Jersey City Make It Better, a group that recently featured Council President Joyce Watterman breaking down the tax bill, has ties to development powerhouse LeFrak, incorporation filings show.
The nonprofit identified Jeremy Farrell, George Fontas, and Jared Rodriguez as being initial board trustees when the entity was incorporated with the state on March 21st, 2019, records show.
Farrell and Rodriguez worked for LeFrak at the time, while Fontas has served as a lobbyist.
Also at that time, Farrell, the managing director of development and community relations for LeFrak, was the registered agent and office. However, that was switched over to the Rutherford-based Legalinc Corporate Services Inc. on August 11th, 2021.

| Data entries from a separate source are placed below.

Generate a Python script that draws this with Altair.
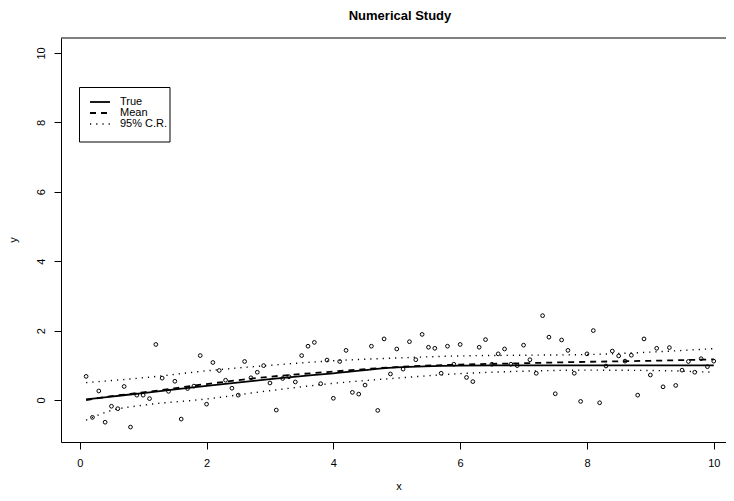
import altair as alt
import pandas as pd

# ---- data ----
PX = [0.1, 0.2, 0.3, 0.4, 0.5, 0.6, 0.7, 0.8, 0.9, 1.0,
      1.1, 1.2, 1.3, 1.4, 1.5, 1.6, 1.7, 1.8, 1.9, 2.0,
      2.1, 2.2, 2.3, 2.4, 2.5, 2.6, 2.7, 2.8, 2.9, 3.0,
      3.1, 3.2, 3.3, 3.4, 3.5, 3.6, 3.7, 3.8, 3.9, 4.0,
      4.1, 4.2, 4.3, 4.4, 4.5, 4.6, 4.7, 4.8, 4.9, 5.0,
      5.1, 5.2, 5.3, 5.4, 5.5, 5.6, 5.7, 5.8, 5.9, 6.0,
      6.1, 6.2, 6.3, 6.4, 6.5, 6.6, 6.7, 6.8, 6.9, 7.0,
      7.1, 7.2, 7.3, 7.4, 7.5, 7.6, 7.7, 7.8, 7.9, 8.0,
      8.1, 8.2, 8.3, 8.4, 8.5, 8.6, 8.7, 8.8, 8.9, 9.0,
      9.1, 9.2, 9.3, 9.4, 9.5, 9.6, 9.7, 9.8, 9.9, 10.0]
PY = [0.68, -0.50, 0.26, -0.64, -0.18, -0.25, 0.39, -0.78, 0.14, 0.14,
      0.04, 1.60, 0.63, 0.25, 0.54, -0.55, 0.33, 0.40, 1.28, -0.12,
      1.08, 0.85, 0.57, 0.34, 0.14, 1.11, 0.64, 0.80, 0.99, 0.49,
      -0.29, 0.62, 0.67, 0.52, 1.28, 1.55, 1.66, 0.47, 1.15, 0.05,
      1.11, 1.43, 0.22, 0.17, 0.43, 1.55, -0.30, 1.76, 0.75, 1.47,
      0.89, 1.68, 1.16, 1.89, 1.52, 1.49, 0.77, 1.55, 1.03, 1.60,
      0.65, 0.53, 1.52, 1.74, 1.03, 1.33, 1.47, 1.03, 0.99, 1.58,
      1.16, 0.77, 2.43, 1.81, 0.18, 1.73, 1.43, 0.77, -0.04, 1.33,
      2.00, -0.08, 0.98, 1.41, 1.27, 1.12, 1.29, 0.14, 1.76, 0.72,
      1.49, 0.38, 1.51, 0.42, 0.86, 1.11, 0.80, 1.19, 0.96, 1.12]

CX = [0.1, 0.5, 1, 2, 3, 4, 5, 6, 7, 8, 9, 10]
TRUE_Y = [0.02, 0.10, 0.20, 0.41, 0.60, 0.77, 0.94, 0.99, 1.00, 1.00, 1.00, 1.00]
MEAN_Y = [0.00, 0.11, 0.22, 0.46, 0.67, 0.82, 0.95, 1.02, 1.06, 1.10, 1.13, 1.17]
UPPER_Y = [0.50, 0.56, 0.64, 0.84, 1.00, 1.13, 1.21, 1.27, 1.29, 1.31, 1.38, 1.48]
LOWER_Y = [-0.58, -0.30, -0.15, 0.03, 0.27, 0.48, 0.63, 0.76, 0.83, 0.86, 0.85, 0.80]

TICKS = [0, 2, 4, 6, 8, 10]
LEGEND_LABELS = ["True", "Mean", "95% C.R."]
TITLE = "Numerical Study"

FONT = "Liberation Sans"
W, H = 665, 404
XDOM = [-0.296, 10.193]
YDOM = [-1.21, 10.43]

pts = pd.DataFrame({"x": PX, "y": PY})
curves = pd.DataFrame({"x": CX, "true": TRUE_Y, "mean": MEAN_Y,
                       "upper": UPPER_Y, "lower": LOWER_Y})
one = pd.DataFrame({"a": [0]})

xs = alt.Scale(domain=XDOM, nice=False, zero=False)
ys = alt.Scale(domain=YDOM, nice=False, zero=False)

common_axis = dict(values=TICKS, title=None, grid=False, tickSize=7, labelPadding=8,
                   labelFont=FONT, labelFontSize=11, labelColor="black",
                   domainColor="black", tickColor="black", labelFlush=False,
                   labelOverlap=False, format="d")
xaxis = alt.Axis(**common_axis)
yaxis = alt.Axis(labelAngle=270, labelAlign="center", labelBaseline="bottom", **common_axis)

X = alt.X("x:Q", scale=xs, axis=xaxis)

points = alt.Chart(pts).mark_point(shape="circle", filled=False, size=14,
                                   strokeWidth=1, color="black", opacity=1).encode(
    x=X, y=alt.Y("y:Q", scale=ys, axis=yaxis))


def curve(field, dash, width):
    kw = dict(color="black", strokeWidth=width, interpolate="monotone")
    if dash:
        kw["strokeDash"] = dash
    return alt.Chart(curves).mark_line(**kw).encode(
        x=X, y=alt.Y(f"{field}:Q", scale=ys, axis=yaxis))


true_l = curve("true", None, 1.8)
mean_l = curve("mean", [6, 5], 1.8)
up_l = curve("upper", [1.2, 5], 1.4)
lo_l = curve("lower", [1.2, 5], 1.4)

top_rule = alt.Chart(one).mark_rule(color="black", strokeWidth=1).encode(
    x=alt.value(0), x2=alt.value(W), y=alt.value(0))

legend_box = alt.Chart(one).mark_rect(fill="white", stroke="black", strokeWidth=1).encode(
    x=alt.value(18.5), x2=alt.value(109), y=alt.value(49.5), y2=alt.value(104))

leg_y = [64, 75, 86]
leg_layers = []
dashes = [None, [6, 5], [1.2, 5]]
widths = [1.8, 1.8, 1.4]
for i, lab in enumerate(LEGEND_LABELS):
    kw = dict(color="black", strokeWidth=widths[i])
    if dashes[i]:
        kw["strokeDash"] = dashes[i]
    leg_layers.append(alt.Chart(one).mark_rule(**kw).encode(
        x=alt.value(29), x2=alt.value(49), y=alt.value(leg_y[i])))
    leg_layers.append(alt.Chart(one).mark_text(
        align="left", baseline="middle", font=FONT, fontSize=11, color="black").encode(
        x=alt.value(59), y=alt.value(leg_y[i]), text=alt.value(lab)))

title = alt.Chart(one).mark_text(align="center", baseline="middle", font=FONT,
                                 fontSize=13, fontWeight="bold", color="black").encode(
    x=alt.value(339), y=alt.value(-22), text=alt.value(TITLE))
xtitle = alt.Chart(one).mark_text(align="center", baseline="middle", font=FONT,
                                  fontSize=11, color="black").encode(
    x=alt.value(338), y=alt.value(449), text=alt.value("x"))
ytitle = alt.Chart(one).mark_text(align="center", baseline="middle", font=FONT,
                                  fontSize=11, color="black", angle=270).encode(
    x=alt.value(-47), y=alt.value(202), text=alt.value("y"))

chart = alt.layer(points, true_l, mean_l, up_l, lo_l, top_rule, legend_box,
                  *leg_layers, title, xtitle, ytitle).properties(
    width=W, height=H,
    autosize=alt.AutoSizeParams(type="none"),
    padding={"left": 53, "top": 30, "right": 0, "bottom": 50},
    background="white",
).configure_view(stroke=None)

chart.save("out.html", embed_options={"renderer": "svg", "actions": False})
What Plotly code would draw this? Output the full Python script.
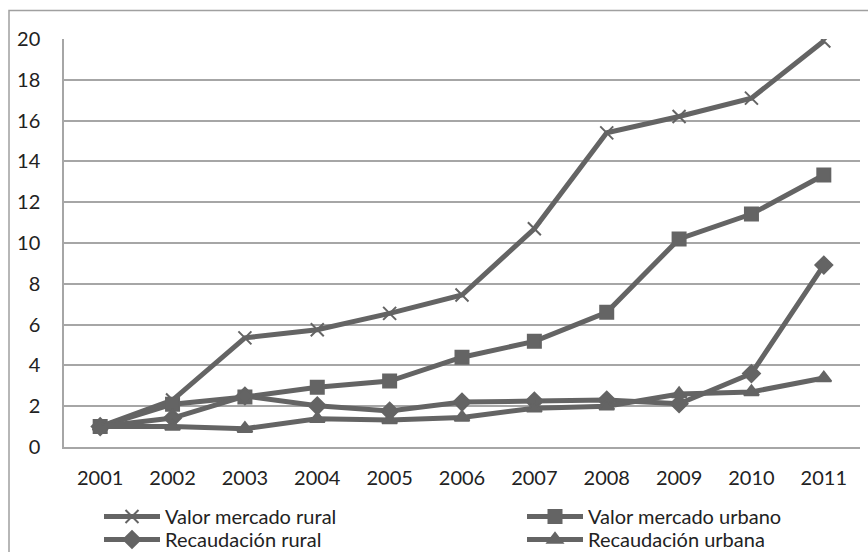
import plotly.graph_objects as go

years = ["2001", "2002", "2003", "2004", "2005", "2006", "2007", "2008", "2009", "2010", "2011"]
valor_rural = [1.0, 2.3, 5.35, 5.75, 6.55, 7.45, 10.7, 15.4, 16.2, 17.1, 19.9]
valor_urbano = [1.0, 2.1, 2.45, 2.93, 3.23, 4.4, 5.18, 6.6, 10.2, 11.42, 13.33]
recaud_rural = [1.0, 1.42, 2.5, 2.02, 1.76, 2.2, 2.25, 2.3, 2.12, 3.6, 8.92]
recaud_urbana = [1.0, 1.0, 0.9, 1.38, 1.32, 1.45, 1.9, 2.0, 2.6, 2.7, 3.38]

names = ["Valor mercado rural", "Valor mercado urbano", "Recaudación rural", "Recaudación urbana"]
series = [valor_rural, valor_urbano, recaud_rural, recaud_urbana]
symbols = ["x-thin", "square", "diamond", "triangle-up"]
sizes = [13, 13, 13, 13]
legend_ids = ["legend", "legend2", "legend3", "legend4"]

W, H = 868, 552
L, R, T, B = 64, 8, 39, 105
pw, ph = W - L - R, H - T - B


def px(x):
    return (x - L) / pw


def py(y):
    return (H - B - y) / ph


color = "#646464"
fig = go.Figure()
for n, s, sym, sz, lg in zip(names, series, symbols, sizes, legend_ids):
    fig.add_trace(go.Scatter(
        x=years, y=s, name=n, mode="lines+markers", legend=lg,
        line=dict(color=color, width=5),
        marker=dict(symbol=sym, size=sz, color=color,
                    line=dict(color=color, width=2)),
    ))

grid = "#a6a6a6"
font_family = "Lato, Open Sans, sans-serif"
leg_common = dict(orientation="v", yanchor="top", xanchor="left", itemwidth=56,
                  font=dict(size=20, family=font_family, color="#222222"),
                  itemclick=False, tracegroupgap=0, bgcolor="rgba(0,0,0,0)")
col_x = [99, 522, 99, 522]
row_top = [497, 497, 520, 520]
legend_layouts = {
    lid: dict(x=px(cx), y=py(ry), **leg_common)
    for lid, cx, ry in zip(legend_ids, col_x, row_top)
}

fig.update_layout(
    width=W, height=H,
    margin=dict(l=L, r=R, t=T, b=B, autoexpand=False),
    paper_bgcolor="white", plot_bgcolor="white",
    font=dict(family=font_family, size=20, color="#222222"),
    showlegend=True,
    xaxis=dict(type="category", range=[-0.5, 10.5], showgrid=False,
               showline=True, linecolor=grid, linewidth=1.5,
               ticks="", ticklabelstandoff=12, tickfont=dict(size=20)),
    yaxis=dict(range=[0, 20], dtick=2, showgrid=True, gridcolor=grid, gridwidth=1.5,
               showline=True, linecolor=grid, linewidth=1.5, zeroline=False,
               ticks="", ticklabelstandoff=18, tickfont=dict(size=20)),
    shapes=[dict(type="rect", xref="paper", yref="paper",
                 x0=px(9), x1=px(875), y0=py(570), y1=py(10.5),
                 line=dict(color="#a0a0a0", width=1.5), fillcolor="rgba(0,0,0,0)")],
    **legend_layouts,
)

fig.write_html("out.html", config={"displayModeBar": False},
               post_script="document.body.style.margin='0';")
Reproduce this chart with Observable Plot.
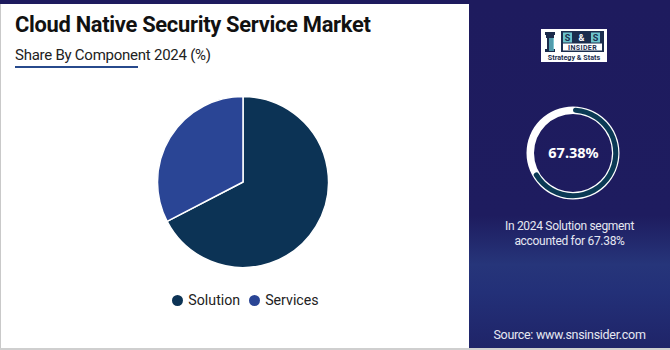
<!DOCTYPE html>
<html>
<head>
<meta charset="utf-8">
<script src="https://cdn.jsdelivr.net/npm/d3@7"></script>
<script src="https://cdn.jsdelivr.net/npm/@observablehq/plot@0.6"></script>
<style>
  html, body { margin: 0; padding: 0; }
  body { width: 670px; height: 350px; overflow: hidden; font-family: Roboto, "Open Sans", sans-serif; background: #fff; }
  #root { position: relative; width: 670px; height: 350px; }
  #left { position: absolute; left: 0; top: 0; width: 469px; height: 348px; background: #fff; border-left: 1px solid #c9c9c9; box-sizing: border-box; }
  #topbar { position: absolute; left: 0; top: 0; width: 670px; height: 4px; background: #1e1b5e; }
  #bottomline { position: absolute; left: 0; top: 348px; width: 670px; height: 2px; background: #cfcfcf; }
  #right { position: absolute; left: 469px; top: 0; width: 201px; height: 348px;
    background: linear-gradient(to bottom, #1e1b5e 0%, #1e1c5f 62%, #26357a 76%, #233078 84%, #1f2468 100%); }
  .title { position: absolute; left: 14px; top: 12px; font-size: 21.9px; font-weight: 700; color: #111; letter-spacing: -0.3px; white-space: nowrap; }
  .subtitle { position: absolute; left: 14px; top: 46px; font-size: 15px; color: #222; white-space: nowrap; letter-spacing: -0.25px; }
  .underline { position: absolute; left: 14px; top: 66px; width: 123px; height: 2px; background: #274a8c; }
  #pie { position: absolute; left: 143px; top: 82px; }
  #legend { position: absolute; left: 0; top: 292px; width: 469px; display: flex; justify-content: center; gap: 9px; font-size: 14.2px; color: #222; padding-left: 22px; box-sizing: border-box; }
  .item { display: flex; align-items: center; gap: 5px; }
  .sw { width: 11px; height: 11px; border-radius: 50%; display: inline-block; }
  #donut { position: absolute; left: 523px; top: 103px; }
  .rtext { position: absolute; left: 469px; width: 201px; text-align: center; color: #e6e8f2; font-size: 12px; letter-spacing: -0.3px; }
  #logo { position: absolute; left: 541px; top: 29px; width: 66px; height: 33px; background: #fff; }
</style>
</head>
<body>
<div id="root">
  <div id="left">
    <div class="title">Cloud Native Security Service Market</div>
    <div class="subtitle">Share By Component 2024 (%)</div>
    <div class="underline"></div>
  </div>
  <div id="right"></div>
  <div id="topbar"></div>
  <div id="bottomline"></div>
  <div id="pie"></div>
  <div id="legend"></div>
  <div id="logo">
    <svg width="66" height="33" viewBox="0 0 66 33">
      <g fill="#1b2a4a">
        <rect x="4" y="3" width="10" height="3"/>
        <rect x="5" y="6" width="8" height="3"/>
        <rect x="6" y="9" width="6" height="11"/>
        <rect x="4" y="20" width="10" height="3"/>
      </g>
      <rect x="8" y="9" width="5" height="13" fill="#5fb8c4" opacity="0.8"/>
      <rect x="20" y="2" width="43" height="21" fill="#1c2e4e"/>
      <rect x="22" y="3.5" width="9" height="10" fill="#6cc4cc"/>
      <rect x="50" y="3.5" width="9" height="10" fill="#6cc4cc"/>
      <text x="26.5" y="12" font-size="9" font-weight="700" fill="#1c2e4e" text-anchor="middle" font-family="Roboto">S</text>
      <text x="40.5" y="12" font-size="9" font-weight="700" fill="#fff" text-anchor="middle" font-family="Roboto">&amp;</text>
      <text x="54.5" y="12" font-size="9" font-weight="700" fill="#1c2e4e" text-anchor="middle" font-family="Roboto">S</text>
      <rect x="22" y="14.5" width="39" height="7" fill="#fff"/>
      <text x="41.5" y="20.8" font-size="7" font-weight="700" fill="#1c2e4e" text-anchor="middle" font-family="Roboto" letter-spacing="0.4">INSIDER</text>
      <text x="33" y="30.5" font-size="7.2" font-weight="700" fill="#1c2e4e" text-anchor="middle" font-family="Roboto">Strategy &amp; Stats</text>
    </svg>
  </div>
  <div id="donut"></div>
  <div class="rtext" style="top:219px; line-height:15px;">In 2024 Solution segment<br>accounted for 67.38%</div>
  <div class="rtext" style="top:327px; font-size:12.5px;">Source: www.snsinsider.com</div>
</div>
<script>
// ---- data ----
const categories = ["Solution", "Services"];
const shares = [67.38, 32.62];
const colors = ["#0c3355", "#2a4595"];
const highlightValue = 67.38;
const highlightLabel = "67.38%";

const table = categories.map((c, i) => ({category: c, share: shares[i]}));

// ---- pie (Plot custom render mark) ----
const pieSize = 200;
const pieRadius = 85.5;
const piePlot = Plot.plot({
  width: pieSize,
  height: pieSize,
  margin: 0,
  color: {domain: categories, range: colors},
  marks: [
    (index, scales, values, dimensions, context) => {
      const svgNS = "http://www.w3.org/2000/svg";
      const g = context.document.createElementNS(svgNS, "g");
      const cx = dimensions.width / 2, cy = dimensions.height / 2;
      g.setAttribute("transform", `translate(${cx},${cy})`);
      const arcs = d3.pie().sort(null).value(d => d.share)(table);
      const arc = d3.arc().innerRadius(0).outerRadius(pieRadius);
      for (const a of arcs) {
        const p = context.document.createElementNS(svgNS, "path");
        p.setAttribute("d", arc(a));
        p.setAttribute("fill", scales.color(a.data.category));
        p.setAttribute("stroke", "#ffffff");
        p.setAttribute("stroke-width", "1.5");
        p.setAttribute("stroke-linejoin", "round");
        g.appendChild(p);
      }
      return g;
    },
    Plot.dot(table, {x: () => 0, y: () => 0, fill: "category", r: 0, opacity: 0})
  ],
  x: {axis: null},
  y: {axis: null}
});
document.getElementById("pie").appendChild(piePlot);

// ---- legend ----
const legend = document.getElementById("legend");
categories.forEach((c, i) => {
  const it = document.createElement("span");
  it.className = "item";
  it.innerHTML = `<span class="sw" style="background:${colors[i]}"></span><span>${c}</span>`;
  legend.appendChild(it);
});

// ---- donut (right panel) ----
const donutPlot = Plot.plot({
  width: 100,
  height: 100,
  margin: 0,
  style: {background: "transparent"},
  marks: [
    (index, scales, values, dimensions, context) => {
      const svgNS = "http://www.w3.org/2000/svg";
      const g = context.document.createElementNS(svgNS, "g");
      g.setAttribute("transform", `translate(${dimensions.width / 2},${dimensions.height / 2})`);
      const ring = context.document.createElementNS(svgNS, "path");
      ring.setAttribute("d", d3.arc().innerRadius(39).outerRadius(46.5).startAngle(0).endAngle(2 * Math.PI)());
      ring.setAttribute("fill", "#ffffff");
      g.appendChild(ring);
      const fg = context.document.createElementNS(svgNS, "path");
      fg.setAttribute("d", d3.arc().innerRadius(40.2).outerRadius(45.3).cornerRadius(2.6)
        .startAngle(0).endAngle(2 * Math.PI * highlightValue / 100)());
      fg.setAttribute("fill", "#0b3a55");
      g.appendChild(fg);
      return g;
    },
    Plot.text([highlightLabel], {x: () => 0, y: () => 0, text: d => d, fill: "#ffffff",
      fontSize: 14.5, fontWeight: 700, frameAnchor: "middle"})
  ],
  x: {axis: null},
  y: {axis: null}
});
donutPlot.style.background = "transparent";
document.getElementById("donut").appendChild(donutPlot);
</script>
</body>
</html>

“Do you know there’s a misconception about the Jersey City tax bill. As the council president, I want to be clear: I am only responsible for the city’s budget, I have no authority over the Jersey City Public School’s budget: none whatsoever,” Watterman says in the video embedded above that was posted to YouTube a week ago.
“The last couple of years, taxes have went up due to the increase in the Jersey City board of ed budget: it has nothing to do with Jersey City. We need to come together and begin to hold the board of ed accountable. Not only are our taxes unnecessarily high because of the increase in the school budget, but the United State Department of Education has determined that the State of New Jersey has underfunded our district.”
The two most recent BOE spending plans’s undeniably came with a sizable tax increase: this year’s $974 million budget with an annual tax increase of $1,608 on a home evaluated at $460,000.
Meanwhile, last year’s $814 million budget, which activists praised for being fully funded, came with a $1,000 tax increase per household assessed at $460,000.
On the municipal level, the city’s $620 million budget last year came with about a $967 tax decrease per household assessed at $470,000 thanks to American Rescue Plan Funds.
This year’s $695 million municipal budget, which is still awaiting council approval for second reading, comes with a $1,030 tax increase per household assessed at $470,000.
The city blamed the tax burden on the BOE, which they expectedly disagreed with.
About a week before the aforementioned video was released, Watterman was featured in another Jersey City Make It Better clip, in this instance a short highlighting women who have been firsts in their respective fields in government and politics.
Both videos have become part of sponsored ads on social media, as well as advertisements to varying degrees on HCV, NJ Advance Media, and TapInto Jersey City.
In a statement, Jersey City Make it Better said they’re goal is to highlight problems in the city ranging from schools, public safety, transportation, and more.
“Jersey City Make It Better was established with the goals of shining a spotlight on problems in our city and finding common sense solutions,” the group began.
“Accordingly, we focus on enhancing the local quality of life by working to improve public safety, transportation, open space, local education, and the environment. Public officials, such as Council President Watterman, who fight for residents on a daily basis will always have a forum with us.”
Government accountability and transparency is another topic highlighted on their website.
“Over the last decade, Jersey City residents have more questions than answers regarding the city’s fiscal responsibility Government officials have received double-digit pay increases, contracts are given to unqualified vendors, and taxes and user fees continue to rise with no end in sight,” the excerpt says.
“Jersey City is at risk of losing its residents to other area communities with less crime, easier commutes, and better education outcomes. Our community needs to come together to ask questions, meet with our elected officials, and shine a light on our taxpayer-funded government to improve its value.”
Farrell is also the chair of the Fairer NJ super PAC, which is chiefly financed by developers, which has provided support to the “Change for Children” BOE slates since 2019.
He and Waterman also both serve on the seven-member Exchange Place Special Improvement District Board of Directors.